Sudden Demand For Logicians On Wall Street
An anonymous reader writes "In an unexpected development for the depressed market for mathematical logicians, Wall Street has begun quietly and aggressively recruiting proof theorists and recursion theorists for their expertise in applying ordinal notations and ordinal collapsing functions to high-frequency algorithmic trading. Ordinal notations, which specify sequences of ordinal numbers of ever increasing complexity, are being used by elite trading operations to parameterize families of trading strategies of breathtaking sophistication. The monetary advantage of the current strategy is rapidly exhausted after a lifetime of approximately four seconds — an eternity for a machine, but barely enough time for a human to begin to comprehend what happened. The algorithm then switches to another trading strategy of higher ordinal rank, and uses this for a few seconds on one or more electronic exchanges, and so on, while opponent algorithms attempt the same maneuvers, risking billions of dollars in the process."
Well at least, they seem to start to realize that perpetual growth is impossible to achieve in a finite universe.

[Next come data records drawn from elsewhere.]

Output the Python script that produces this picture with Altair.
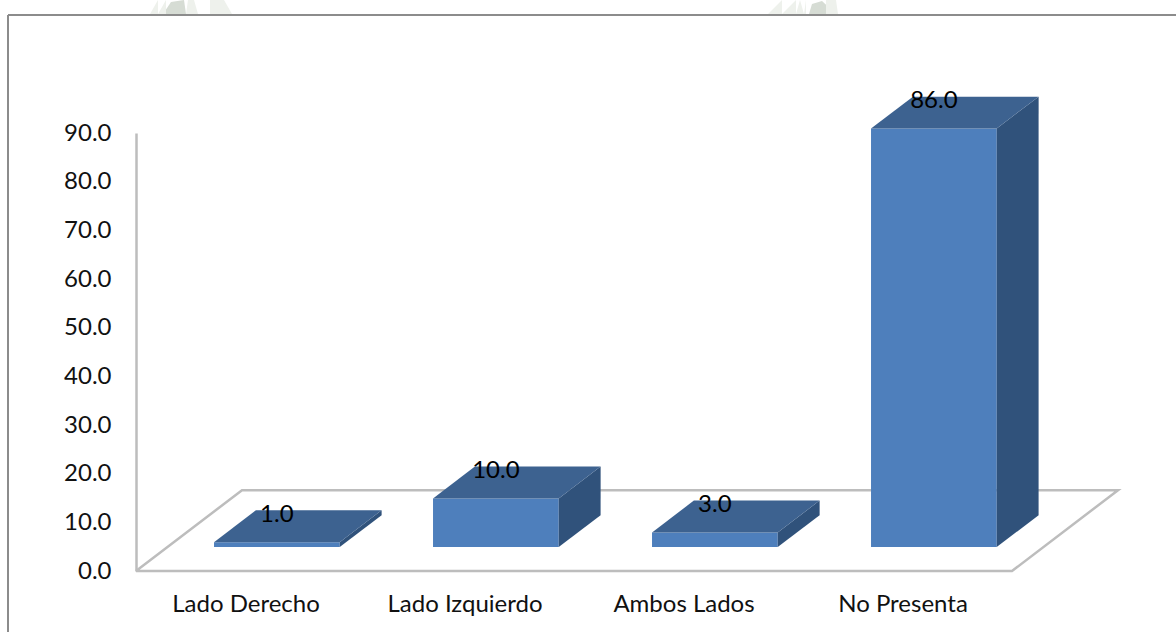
import json
import altair as alt
import pandas as pd

categories = ["Lado Derecho", "Lado Izquierdo", "Ambos Lados", "No Presenta"]
values = [1.0, 10.0, 3.0, 86.0]
y_ticks = [0, 10, 20, 30, 40, 50, 60, 70, 80, 90]

FONT = "Lato"
FONT_SIZE = 24
GREY = "#bdbdbd"

# Oblique projection of the chart floor: a unit of depth moves a point
# right by DEPTH_X category slots and up by DEPTH_Y value units.
DEPTH_X = 0.484
DEPTH_Y = 16.6
BAR_NEAR = 0.296
BAR_DEEP = 0.395
HALF_WIDTH = 0.287

# Plot-area metrics, used for the page decoration above the frame.
PLOT_LEFT, PLOT_BOTTOM, PX_PER_SLOT, PX_PER_VALUE = 136, 571, 219.0, 438 / 90


def project(slot, value, depth=0.0):
    return slot + DEPTH_X * depth, value + DEPTH_Y * depth


def bar_faces():
    rows = []
    for i, v in enumerate(values):
        left, base = project(i + 0.5 - HALF_WIDTH, 0, BAR_NEAR)
        right = left + 2 * HALF_WIDTH
        top = base + v
        dx = DEPTH_X * BAR_DEEP
        dy = DEPTH_Y * BAR_DEEP
        faces = {
            "front": [(left, base, top), (right, base, top)],
            "side": [(right, base, top), (right + dx, base + dy, top + dy)],
            "top": [
                (left, top, top),
                (left + dx, top, top + dy),
                (right, top, top + dy),
                (right + dx, top + dy, top + dy),
            ],
        }
        for face, pts in faces.items():
            for x, y0, y1 in pts:
                rows.append({"bar": i, "face": face, "x": x, "y0": y0, "y1": y1})
    return pd.DataFrame(rows)


def emblem_pieces():
    # Faint emblem fragments showing above the frame: (shade, [(px, top py), ...]).
    pieces = [
        ("dark", [(163, 14), (171, 2), (184, 0), (186, 14)]),
        ("pale", [(150, 14), (158, 0), (166, 0), (158, 14)]),
        ("pale", [(186, 14), (188, 0), (194, 0), (198, 14)]),
        ("pale", [(210, 0), (224, 0), (246, 14), (232, 14)]),
        ("dark", [(809, 14), (812, 4), (822, 1), (836, 14)]),
        ("pale", [(768, 14), (782, 0), (796, 0), (782, 14)]),
        ("pale", [(796, 14), (800, 0), (806, 0), (804, 14)]),
        ("pale", [(826, 0), (836, 0), (842, 14), (838, 14)]),
    ]
    rows = []
    for n, (shade, pts) in enumerate(pieces):
        # Each piece is a band from the frame line up to its outline.
        for px, py in sorted(pts):
            rows.append(
                {
                    "piece": n,
                    "shade": shade,
                    "x": (px - PLOT_LEFT) / PX_PER_SLOT,
                    "y0": (PLOT_BOTTOM - 14) / PX_PER_VALUE,
                    "y1": (PLOT_BOTTOM - py) / PX_PER_VALUE,
                }
            )
    return pd.DataFrame(rows)


corners = [(0, 0), (4, 0), (4, 1), (0, 1), (0, 0)]
floor = pd.DataFrame(
    [
        {"seq": n, "x": project(s, 0, d)[0], "y": project(s, 0, d)[1]}
        for n, (s, d) in enumerate(corners)
    ]
)

labels = pd.DataFrame(
    {
        "x": [project(i + 0.5, 0, BAR_NEAR)[0] for i in range(len(values))],
        "y": [project(0, v, BAR_NEAR)[1] + 5.6 for v in values],
        "value": values,
    }
)

x_scale = alt.Scale(domain=[0, 4], nice=False, zero=False)
y_scale = alt.Scale(domain=[0, 90], nice=False)

x_axis = alt.Axis(
    title=None,
    values=[0.5, 1.5, 2.5, 3.5],
    labelExpr=json.dumps(categories) + "[floor(datum.value)]",
    domain=False,
    ticks=False,
    grid=False,
    labelFont=FONT,
    labelFontSize=FONT_SIZE,
    labelColor="#111111",
    labelPadding=21,
    labelAngle=0,
)
y_axis = alt.Axis(
    title=None,
    values=y_ticks,
    format=".1f",
    domain=True,
    domainColor=GREY,
    domainWidth=2.5,
    ticks=False,
    grid=False,
    labelFont=FONT,
    labelFontSize=FONT_SIZE,
    labelColor="#111111",
    labelPadding=25,
)

emblem_layer = (
    alt.Chart(emblem_pieces())
    .mark_area(clip=False)
    .encode(
        x=alt.X("x:Q", scale=x_scale),
        y=alt.Y("y0:Q", scale=y_scale),
        y2="y1:Q",
        color=alt.Color(
            "shade:N",
            scale=alt.Scale(domain=["dark", "pale"], range=["#d6dcd4", "#eef1ec"]),
            legend=None,
        ),
        detail="piece:N",
    )
)

floor_layer = (
    alt.Chart(floor)
    .mark_line(color=GREY, strokeWidth=2.5, clip=False)
    .encode(
        x=alt.X("x:Q", scale=x_scale, axis=x_axis),
        y=alt.Y("y:Q", scale=y_scale, axis=y_axis),
        order="seq:O",
    )
)

bars_layer = (
    alt.Chart(bar_faces())
    .mark_area(clip=False, opacity=1)
    .encode(
        x=alt.X("x:Q", scale=x_scale),
        y=alt.Y("y0:Q", scale=y_scale),
        y2="y1:Q",
        color=alt.Color(
            "face:N",
            scale=alt.Scale(
                domain=["front", "side", "top"],
                range=["#4e7fbc", "#30527b", "#3d6290"],
            ),
            legend=None,
        ),
        detail="bar:N",
    )
)

text_layer = (
    alt.Chart(labels)
    .mark_text(font=FONT, fontSize=FONT_SIZE, color="#000000", baseline="middle", clip=False)
    .encode(
        x=alt.X("x:Q", scale=x_scale),
        y=alt.Y("y:Q", scale=y_scale),
        text=alt.Text("value:Q", format=".1f"),
    )
)

# Outer frame: only its top and left edges fall inside the page.
frame_left = (
    alt.Chart(pd.DataFrame({"k": [0]}))
    .mark_rule(color="#8c8c8c", strokeWidth=2)
    .encode(x=alt.value(-128), y=alt.value(-118), y2=alt.value(520))
)
frame_top = (
    alt.Chart(pd.DataFrame({"k": [0]}))
    .mark_rule(color="#8c8c8c", strokeWidth=2)
    .encode(x=alt.value(-128), x2=alt.value(1060), y=alt.value(-118))
)

chart = (
    alt.layer(emblem_layer, frame_left, frame_top, floor_layer, bars_layer, text_layer)
    .resolve_scale(color="independent")
    .properties(
        width=876,
        height=438,
        padding={"left": 136, "top": 133, "right": 164, "bottom": 61},
        autosize=alt.AutoSizeParams(type="none"),
        background="#ffffff",
    )
    .configure_view(stroke=None)
)

chart.save("out.html", embed_options={"renderer": "svg", "actions": False})
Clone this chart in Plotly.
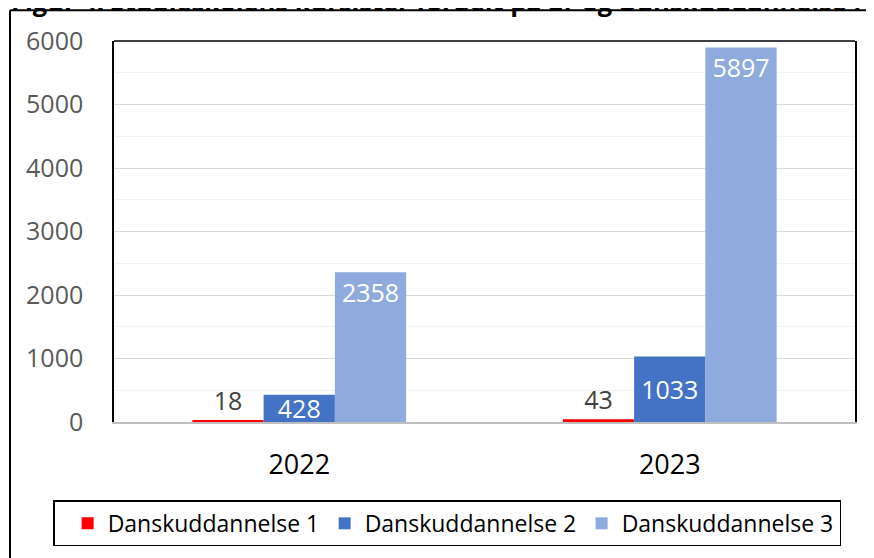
import plotly.graph_objects as go

years = ["2022", "2023"]
series_names = ["Danskuddannelse 1", "Danskuddannelse 2", "Danskuddannelse 3"]
du1 = [18, 43]
du2 = [428, 1033]
du3 = [2358, 5897]
colors = ["#FF0000", "#4472C4", "#8FAADC"]
title_text = "Figur 4. Studieskolens kursister fordelt på år og Danskuddannelse i"

FONT = "Open Sans"
OFF = 8                      # browser body margin
PW, PH = 874, 558            # page (window) size
W, H = PW - OFF, PH - OFF    # figure size
# plot area in page pixels
PL, PR, PT, PB = 114, 855, 41, 425
L, R, T, B = PL - OFF, PW - PR, PT - OFF, PH - PB
pw, ph = W - L - R, H - T - B

def px_x(x):  # page px -> paper x
    return (x - OFF - L) / pw

def px_y(y):  # page px -> paper y
    return (H - B - (y - OFF)) / ph

fig = go.Figure()
fig.add_trace(go.Bar(
    x=years, y=du1, name=series_names[0], marker_color=colors[0],
    text=du1, textposition="outside",
    textfont=dict(family=FONT, size=25, color="#404040"),
    cliponaxis=False,
))
fig.add_trace(go.Bar(
    x=years, y=du2, name=series_names[1], marker_color=colors[1],
    text=du2, textposition="inside", insidetextanchor="middle",
    textfont=dict(family=FONT, size=25, color="white"),
    constraintext="none",
))
fig.add_trace(go.Bar(
    x=years, y=du3, name=series_names[2], marker_color=colors[2],
    text=du3, textposition="inside", insidetextanchor="end",
    textfont=dict(family=FONT, size=25.5, color="white"),
    constraintext="none",
))

fig.update_traces(marker_line_width=0)

fig.update_layout(
    width=W, height=H,
    margin=dict(l=L, r=R, t=T, b=B, pad=0),
    paper_bgcolor="white", plot_bgcolor="white",
    barmode="group", bargap=0.423, bargroupgap=0,
    font=dict(family=FONT, color="#000000"),
    uniformtext=dict(minsize=25, mode="show"),
    showlegend=True,
    legend=dict(
        orientation="h", x=px_x(53), y=px_y(504), xanchor="left", yanchor="top",
        bordercolor="#000000", borderwidth=1.5, bgcolor="white",
        font=dict(family=FONT, size=23, color="#000000"),
        itemsizing="constant", entrywidth=212, entrywidthmode="pixels",
        tracegroupgap=0,
        title=dict(text="&nbsp;", side="left", font=dict(family=FONT, size=12)),
    ),
)

fig.update_yaxes(
    range=[0, 6000], dtick=1000, tick0=0,
    showgrid=True, gridcolor="#D9D9D9", gridwidth=1,
    minor=dict(dtick=500, showgrid=True, gridcolor="#F2F2F2", gridwidth=1),
    showline=True, linecolor="#000000", linewidth=1.5, mirror=True,
    zeroline=False,
    tickfont=dict(family=FONT, size=25, color="#595959"),
    ticks="", ticklabelstandoff=24,
    fixedrange=True,
)
fig.update_xaxes(
    showline=True, linecolor="#BFBFBF", linewidth=1.5,
    showgrid=False, ticks="",
    tickfont=dict(family=FONT, size=27, color="#000000"),
    ticklabelstandoff=18,
    fixedrange=True,
)

# top frame line of plot area
fig.add_shape(type="line", xref="paper", yref="paper", x0=0, x1=1, y0=1, y1=1,
              line=dict(color="#000000", width=1.5))
# outer chart frame: left and top edges (right/bottom lie outside the window)
fig.add_shape(type="line", xref="paper", yref="paper",
              x0=px_x(10), x1=px_x(PW + 20), y0=px_y(10), y1=px_y(10),
              line=dict(color="#000000", width=2), layer="below")
fig.add_shape(type="line", xref="paper", yref="paper",
              x0=px_x(10), x1=px_x(10), y0=px_y(10), y1=px_y(PH + 20),
              line=dict(color="#000000", width=2), layer="below")

# cropped title at top
fig.add_annotation(
    text="<b>" + title_text + "</b>", xref="paper", yref="paper",
    x=px_x(9), y=px_y(1), xanchor="left", yanchor="middle",
    showarrow=False, font=dict(family=FONT, size=25.5, color="#000000"),
)

fig.write_html("out.html")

For us, right now, this means our planet.
We may need to start businesses on other planets until we have conquered the whole universe in order to maintain the illusion that perpetual growth is possible.
Yet, the whole point of investing in the market is more or less (at least it was traditionally) based on a perpetual growth principle where there would always be new markets to conquer thus, rising stocks on average and a perpetually growing economy.
Since they seem to begin to realize that perpetual growth is impossible and that trading is what they have done all their life, they need to keep the profits coming in anyway. So they figured that by using "high-frequency algorithmic trading" they could keep the profits coming in.
Well, at the expense of whom ? How long can this trend be maintained before major problems arise in the economy ?
Everything I write is lies, read between the lines.
So, the next global financial crisis will happen a lot sooner? This is not a good thing. They invest in speculation instead of companies.
As someone who understands math to at least a certain degree (I publish in what is effectively applied mathematics), I know enough to say that this is bogus. The Wikipedia page on ordinal collapsing functions (http://en.wikipedia.org/wiki/Ordinal_collapsing_function) shows that they relate to transfinite numbers (various orders of infinity). It is, to me, beyond plausibility that this could have any practical application in trading-- unless it's some kind of weird fad that only the mathematicians understand is a joke. I think someone needs to dig down further into this source.
The
many stocks are valued entirely on speculation? how does one apply logic to that? what about crap like derivatives trading? effectively a "dont ask, wont tell" sort of thing based entirely on what you "think" the value of something that has no value might become?
Good people go to bed earlier.
There's a long-running joke among financial types....
If things are gonna get worse, buy bonds.
If they're gonna get much worse, buy gold.
If you're still worried, buy canned food, ammunition, and land in New Zealand.
Complexity in these algorithms is only to hide the fact that the are FRONT RUNNING trades, they have servers that are directly next to the ones performing normal trades and using the speed that affords they put themselves between buyers and sellers. Goldman Sachs steals 100 million USD every day. To hide this theft they claim sophistication. Same story with derivatives, they are FRAUD. to hide the fraud they are made 'complex' using the work of so called Quants. It is thieving and it is nonsense.
Margaret Atwood once described civilization as the judicious trading of "freedoms to" for "freedom from". e.g. You trade the freedom to murder anyone you like for freedom from being murdered yourself. While a rather distressingly large percentage of Americans would scream "COMMIE PINKO!!!" at me for daring to suggest this, I feel that the stock markets could stand to be civilized a tad.
What is the purpose of the stock markets? Are they meant to be a video game played by A.I.'s for big cash prizes, or a way of facilitating investment and trade? It's time to find ways of restricting high frequency traders. While cumbersome regulations are one option, perhaps a per-trade tax or user-fee would be better. A tiny one, percentage wise, that will only have a significant impact on high frequency traders. Cuts to other taxes could be made to offset them for average frequency traders and perhaps even benefit low frequency traders.
There are, naturally, many other ways to approach this. All it takes is resolve and, in the U.S. at least, thick skin.